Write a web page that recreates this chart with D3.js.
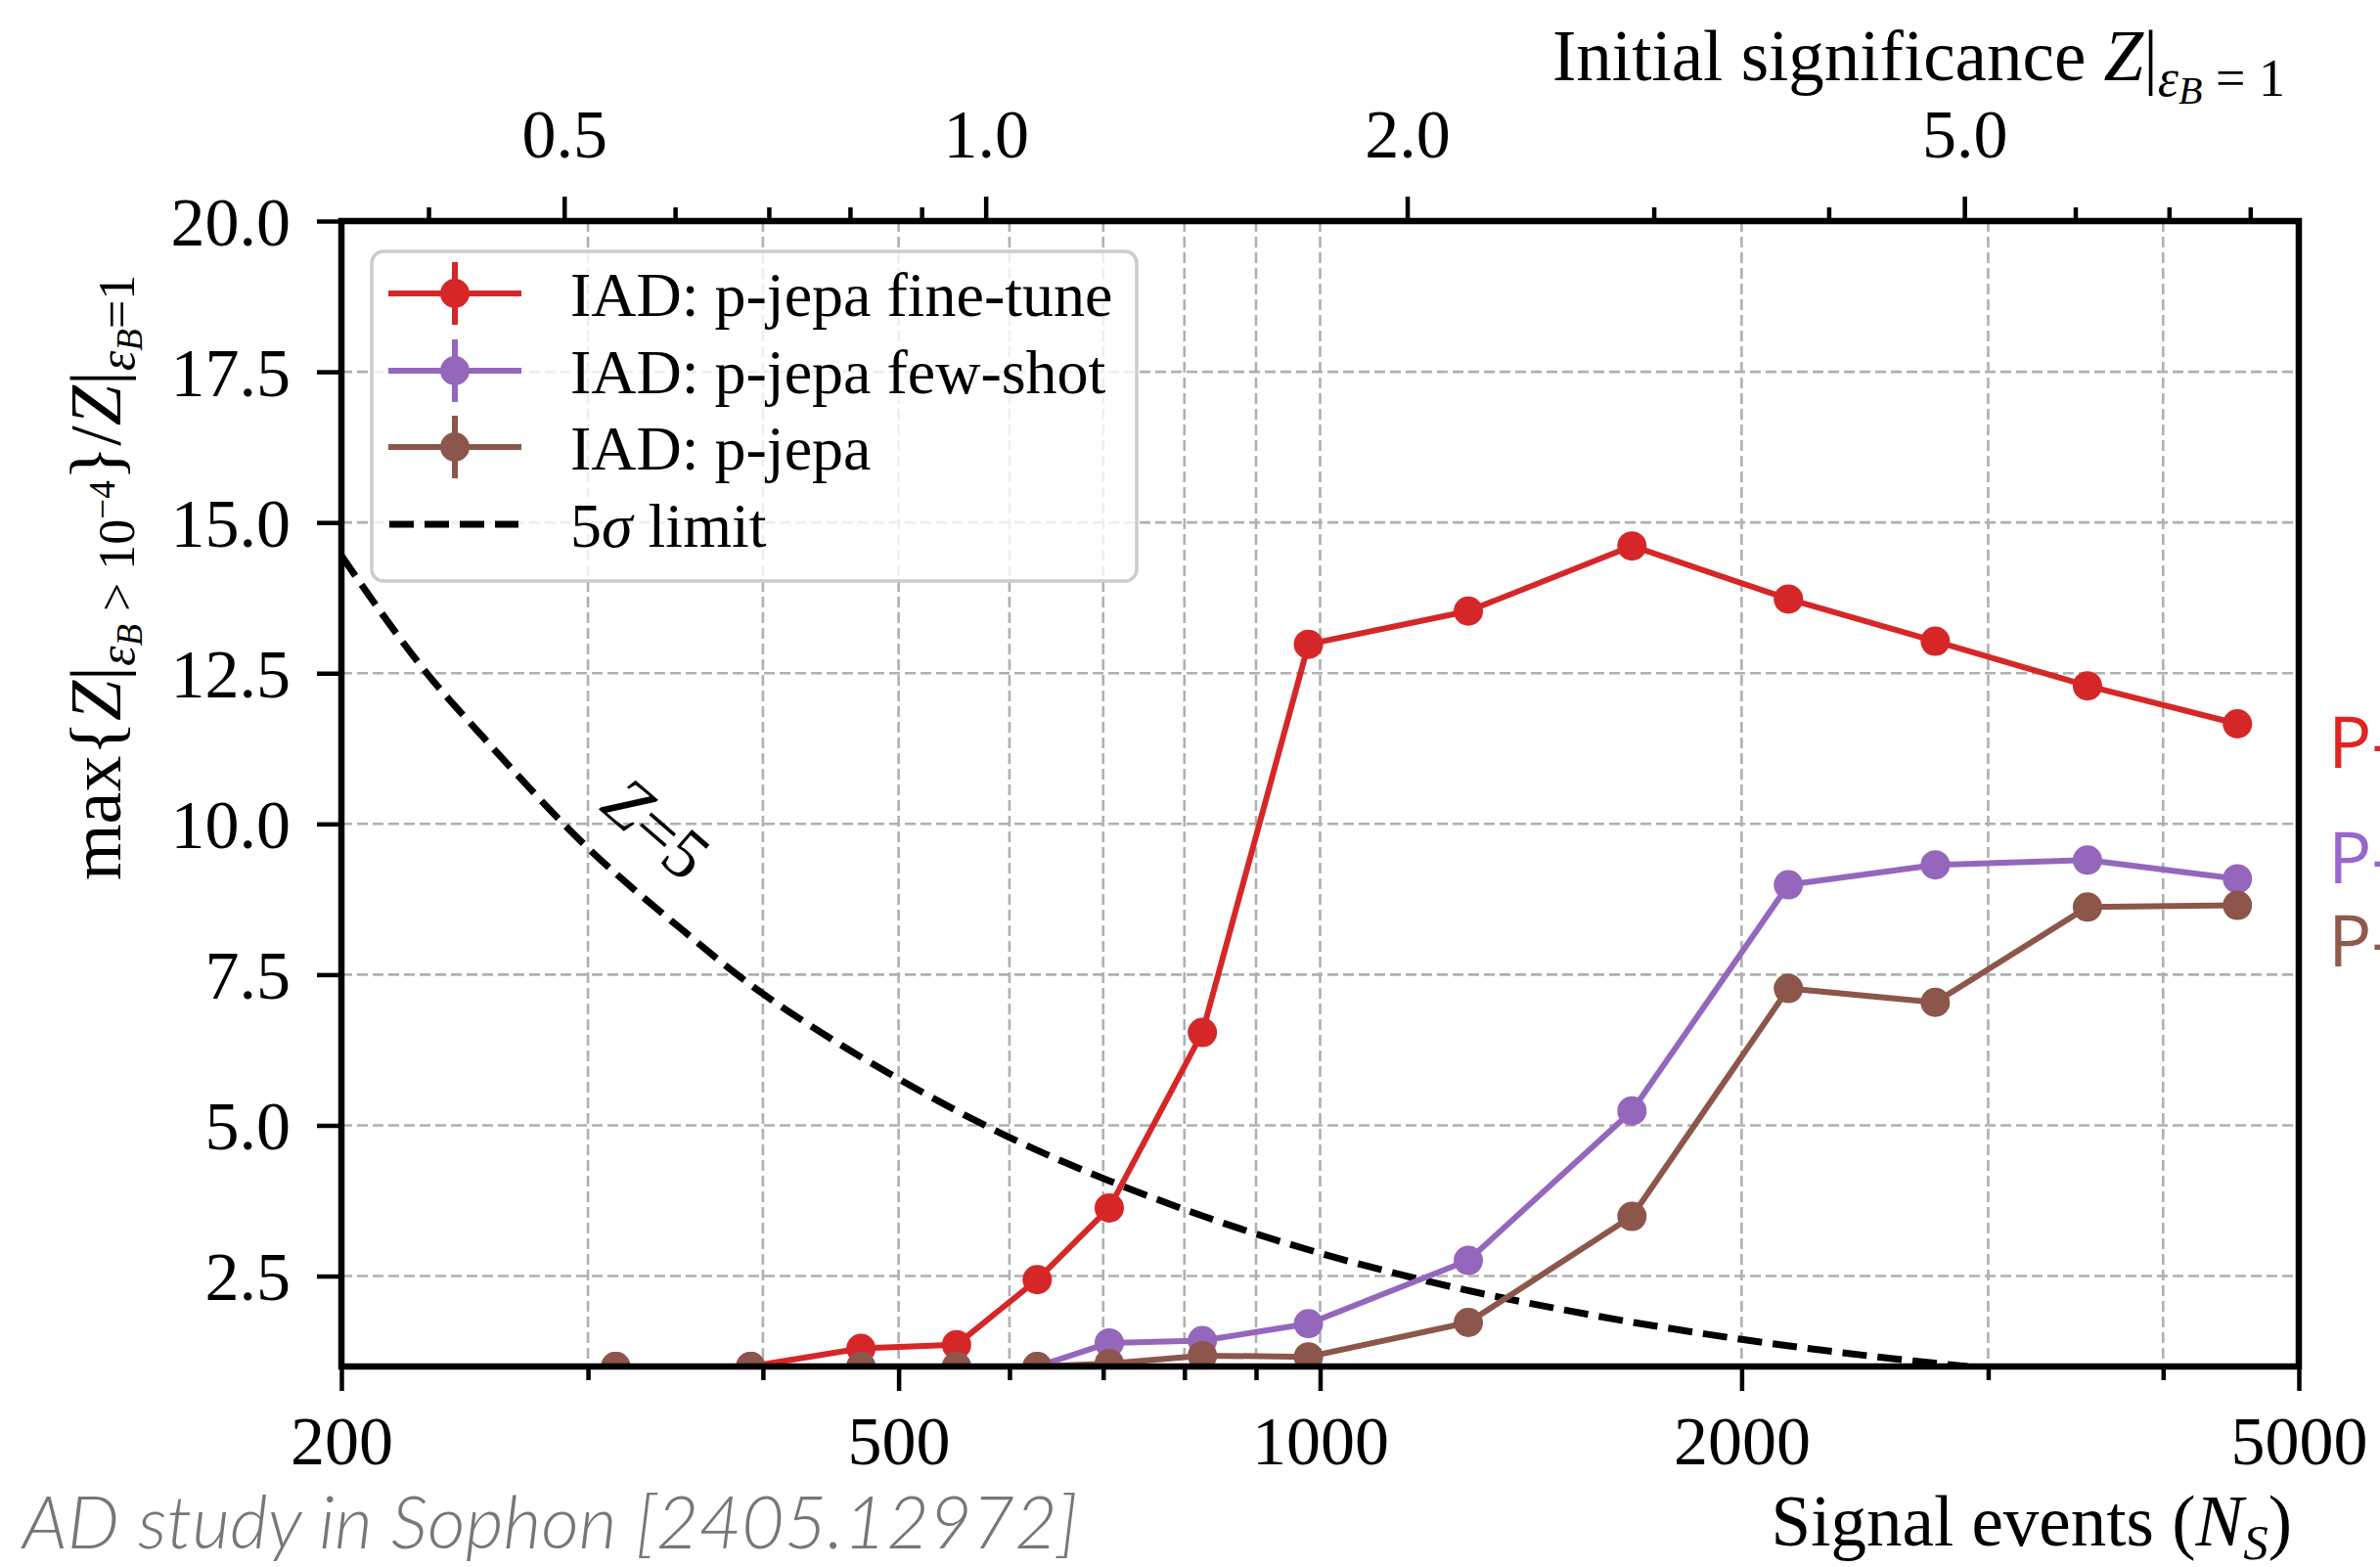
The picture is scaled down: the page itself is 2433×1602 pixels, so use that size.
<!DOCTYPE html>
<html>
<head>
<meta charset="utf-8">
<script src="https://cdn.jsdelivr.net/npm/d3@7"></script>
<style>
  body { margin: 0; background: white; }
  svg { display: block; }
</style>
</head>
<body>
<div id="canvas"></div>
<script>
"use strict"

/* drawing size */
let svgWidth = 2433;
let svgHeight = 1602;

/* plot box */
let plotLeft = 349;
let plotRight = 2350;
let plotTop = 226;
let plotBottom = 1397;

/* signal events (N_S) of the points */
let signalEvents = [314, 392, 470, 550, 628, 707, 824, 981, 1276, 1670, 2160, 2750, 3532, 4520];

/* max significance ratio per series */
let fineTune = [1.0, 1.0, 1.30, 1.36, 2.44, 3.63, 6.54, 12.98, 13.53, 14.61, 13.73, 13.03, 12.29, 11.66];
let fewShot  = [1.0, 1.0, 1.0, 1.0, 1.0, 1.39, 1.43, 1.71, 2.76, 5.24, 8.99, 9.32, 9.40, 9.09];
let pjepa    = [1.0, 1.0, 1.0, 1.0, 1.0, 1.05, 1.18, 1.16, 1.73, 3.49, 7.27, 7.04, 8.62, 8.65];

/* 5 sigma limit */
let limitEvents = [200, 233, 250, 300, 350, 391, 450, 500, 600, 707, 786, 900, 1000, 1200, 1500, 2000, 2500, 2900];
let limitValues = [14.45, 12.35, 11.55, 9.6, 8.25, 7.35, 6.4, 5.77, 4.8, 4.08, 3.67, 3.2, 2.88, 2.4, 1.93, 1.45, 1.16, 1.0];

/* ticks */
let xMajorTicks = [200, 500, 1000, 2000, 5000];
let xMinorTicks = [300, 400, 600, 700, 800, 900, 3000, 4000];
let yTicks = [2.5, 5, 7.5, 10, 12.5, 15, 17.5, 20];
let zMajorTicks = [0.5, 1.0, 2.0, 5.0];
let zMinorTicks = [0.4, 0.6, 0.7, 0.8, 0.9, 3, 4, 6, 7, 8];
let eventsAtZ1 = 577; // N_S where initial Z = 1

let seriesNames = ["IAD: p-jepa fine-tune", "IAD: p-jepa few-shot", "IAD: p-jepa"];
let seriesColors = ["#d62728", "#9467bd", "#8c564b"];
let sideLabelColors = ["#e02424", "#9966cc", "#8f5a4a"];

let serif = "'Liberation Serif', 'Times New Roman', serif";

/* Create drawing canvas */
let svg = d3.select("#canvas")
    .append("svg")
    .attr("width", svgWidth)
    .attr("height", svgHeight)
    .style("background", "white");

/* Scales */
let xScale = d3.scaleLog()
    .domain([200, 5000])
    .range([plotLeft, plotRight]);

let zScale = d3.scaleLog()
    .domain([200 / eventsAtZ1, 5000 / eventsAtZ1])
    .range([plotLeft, plotRight]);

let yScale = d3.scaleLinear()
    .domain([1, 20])
    .range([plotBottom, plotTop]);

/* clip to the plot box */
svg.append("clipPath")
    .attr("id", "plotClip")
    .append("rect")
    .attr("x", plotLeft)
    .attr("y", plotTop)
    .attr("width", plotRight - plotLeft)
    .attr("height", plotBottom - plotTop);

/* grid lines */
let grid = svg.append("g")
    .attr("stroke", "#b0b0b0")
    .attr("stroke-width", 2.6)
    .attr("stroke-dasharray", "11,5");

grid.selectAll(".vgrid")
    .data(xMajorTicks.concat(xMinorTicks))
    .join("line")
    .attr("class", "vgrid")
    .attr("x1", d => xScale(d))
    .attr("x2", d => xScale(d))
    .attr("y1", plotTop)
    .attr("y2", plotBottom);

grid.selectAll(".hgrid")
    .data(yTicks)
    .join("line")
    .attr("class", "hgrid")
    .attr("x1", plotLeft)
    .attr("x2", plotRight)
    .attr("y1", d => yScale(d))
    .attr("y2", d => yScale(d));

/* 5 sigma dashed curve */
let limitLine = d3.line()
    .x((d, i) => xScale(limitEvents[i]))
    .y(d => yScale(d))
    .curve(d3.curveMonotoneX);

svg.append("path")
    .datum(limitValues)
    .attr("clip-path", "url(#plotClip)")
    .attr("d", limitLine)
    .attr("fill", "none")
    .attr("stroke", "black")
    .attr("stroke-width", 7)
    .attr("stroke-dasharray", "25,11");

/* rich text helper: parts with size, offset and italic */
function richText(sel, parts) {
    let cur = 0;
    parts.forEach(function(p) {
        sel.append("tspan")
            .attr("font-size", p.s)
            .attr("dy", p.o - cur)
            .attr("font-style", p.i ? "italic" : null)
            .text(p.t);
        cur = p.o;
    });
    return sel;
}

/* Z = 5 label on the curve */
let zLabel = svg.append("text")
    .attr("transform", "translate(671,847) rotate(41)")
    .attr("text-anchor", "middle")
    .attr("y", 24)
    .attr("font-family", serif)
    .attr("font-size", 72);
richText(zLabel, [
    {t: "Z", s: 72, o: 0, i: true},
    {t: "=5", s: 72, o: 0}
]);

/* series lines and markers */
let dataSets = [fineTune, fewShot, pjepa];

let seriesLine = d3.line()
    .x((d, i) => xScale(signalEvents[i]))
    .y(d => yScale(d));

dataSets.forEach(function(values, k) {
    let g = svg.append("g").attr("clip-path", "url(#plotClip)");
    g.append("path")
        .datum(values)
        .attr("d", seriesLine)
        .attr("fill", "none")
        .attr("stroke", seriesColors[k])
        .attr("stroke-width", 6)
        .attr("stroke-linejoin", "round");
    g.selectAll("circle")
        .data(values)
        .join("circle")
        .attr("cx", (d, i) => xScale(signalEvents[i]))
        .attr("cy", d => yScale(d))
        .attr("r", 15)
        .attr("fill", seriesColors[k]);
});

/* Legend */
let legend = svg.append("g");

legend.append("rect")
    .attr("x", 380)
    .attr("y", 257)
    .attr("width", 782)
    .attr("height", 337)
    .attr("rx", 12)
    .attr("fill", "white")
    .attr("fill-opacity", 0.8)
    .attr("stroke", "#cccccc")
    .attr("stroke-width", 3.5);

let rowY = [300, 379, 457, 536];

seriesNames.forEach(function(name, k) {
    legend.append("line")
        .attr("x1", 397).attr("x2", 533)
        .attr("y1", rowY[k]).attr("y2", rowY[k])
        .attr("stroke", seriesColors[k])
        .attr("stroke-width", 6);
    legend.append("line")
        .attr("x1", 465).attr("x2", 465)
        .attr("y1", rowY[k] - 32).attr("y2", rowY[k] + 32)
        .attr("stroke", seriesColors[k])
        .attr("stroke-width", 6);
    legend.append("circle")
        .attr("cx", 465)
        .attr("cy", rowY[k])
        .attr("r", 15)
        .attr("fill", seriesColors[k]);
    legend.append("text")
        .attr("x", 583)
        .attr("y", rowY[k] + 23)
        .attr("font-family", serif)
        .attr("font-size", 64)
        .text(name);
});

legend.append("line")
    .attr("x1", 398).attr("x2", 530)
    .attr("y1", rowY[3]).attr("y2", rowY[3])
    .attr("stroke", "black")
    .attr("stroke-width", 7)
    .attr("stroke-dasharray", "25,11");

let limitText = legend.append("text")
    .attr("x", 583)
    .attr("y", rowY[3] + 23)
    .attr("font-family", serif)
    .attr("font-size", 64);
richText(limitText, [
    {t: "5", s: 64, o: 0},
    {t: "σ", s: 64, o: 0, i: true},
    {t: " limit", s: 64, o: 0}
]);

/* Axes */
function styleAxis(g) {
    g.select(".domain").remove();
    g.attr("font-family", serif).attr("font-size", 70);
    g.selectAll("line").attr("stroke", "black").attr("stroke-width", 4.5);
    g.selectAll("text").attr("fill", "black");
}

svg.append("g")
    .attr("transform", "translate(0," + plotBottom + ")")
    .call(d3.axisBottom(xScale).tickValues(xMajorTicks).tickFormat(d3.format("d")).tickSize(25))
    .call(styleAxis)
    .selectAll("text").attr("y", 100).attr("dy", null);

svg.append("g")
    .attr("transform", "translate(0," + plotBottom + ")")
    .call(d3.axisBottom(xScale).tickValues(xMinorTicks).tickFormat("").tickSize(14))
    .call(styleAxis);

svg.append("g")
    .attr("transform", "translate(" + plotLeft + ",0)")
    .call(d3.axisLeft(yScale).tickValues(yTicks).tickFormat(d3.format(".1f")).tickSize(25))
    .call(styleAxis)
    .selectAll("text").attr("x", -52).attr("y", 24).attr("dy", null);

svg.append("g")
    .attr("transform", "translate(0," + plotTop + ")")
    .call(d3.axisTop(zScale).tickValues(zMajorTicks).tickFormat(d3.format(".1f")).tickSize(25))
    .call(styleAxis)
    .selectAll("text").attr("y", -65).attr("dy", null);

svg.append("g")
    .attr("transform", "translate(0," + plotTop + ")")
    .call(d3.axisTop(zScale).tickValues(zMinorTicks).tickFormat("").tickSize(14))
    .call(styleAxis);

/* spines */
svg.append("rect")
    .attr("x", plotLeft)
    .attr("y", plotTop)
    .attr("width", plotRight - plotLeft)
    .attr("height", plotBottom - plotTop)
    .attr("fill", "none")
    .attr("stroke", "black")
    .attr("stroke-width", 6.5);

/* axis labels */
let xLabel = svg.append("text")
    .attr("x", 2343)
    .attr("y", 1580)
    .attr("text-anchor", "end")
    .attr("font-family", serif)
    .attr("font-size", 73);
richText(xLabel, [
    {t: "Signal events (", s: 73, o: 0},
    {t: "N", s: 73, o: 0, i: true},
    {t: "S", s: 51, o: 14, i: true},
    {t: ")", s: 73, o: 0}
]);

let topLabel = svg.append("text")
    .attr("x", 2336)
    .attr("y", 82)
    .attr("text-anchor", "end")
    .attr("font-family", serif)
    .attr("font-size", 73);
richText(topLabel, [
    {t: "Initial significance ", s: 73, o: 0},
    {t: "Z", s: 73, o: 0, i: true},
    {t: "|", s: 73, o: 0},
    {t: "ε", s: 54, o: 16, i: true},
    {t: "B", s: 40, o: 24, i: true},
    {t: " = 1", s: 54, o: 16}
]);

let yLabel = svg.append("text")
    .attr("transform", "translate(123,900) rotate(-90)")
    .attr("font-family", serif)
    .attr("font-size", 74);
richText(yLabel, [
    {t: "max{", s: 74, o: 0},
    {t: "Z", s: 74, o: 0, i: true},
    {t: "|", s: 74, o: 0},
    {t: "ε", s: 52, o: 14, i: true},
    {t: "B", s: 37, o: 22, i: true},
    {t: " > 10", s: 52, o: 14},
    {t: "−4", s: 37, o: -6},
    {t: "}", s: 74, o: 0},
    {t: "/", s: 74, o: 0},
    {t: "Z", s: 74, o: 0, i: true},
    {t: "|", s: 74, o: 0},
    {t: "ε", s: 52, o: 14, i: true},
    {t: "B", s: 37, o: 22, i: true},
    {t: "=1", s: 52, o: 14}
]);

/* cut-off labels at the right edge */
let sideY = [785, 903, 988];
sideY.forEach(function(y, k) {
    svg.append("text")
        .attr("x", 2380)
        .attr("y", y)
        .attr("font-family", "'Open Sans', 'Noto Sans', sans-serif")
        .attr("font-size", 74)
        .attr("fill", sideLabelColors[k])
        .text("P-");
});

/* source note */
svg.append("text")
    .attr("x", 23)
    .attr("y", 1583)
    .attr("font-family", "Lato, 'Open Sans', sans-serif")
    .attr("font-weight", 300)
    .attr("font-style", "italic")
    .attr("font-size", 74)
    .attr("fill", "#777777")
    .attr("textLength", 1079)
    .attr("lengthAdjust", "spacingAndGlyphs")
    .text("AD study in Sophon [2405.12972]");
</script>
</body>
</html>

★ ★ ★

Given request
Filter lines by "with" and return each hit.

Exercise answer
Write a web page that recreates this chart with D3.js.
/* rich text helper: parts with size, offset and italic */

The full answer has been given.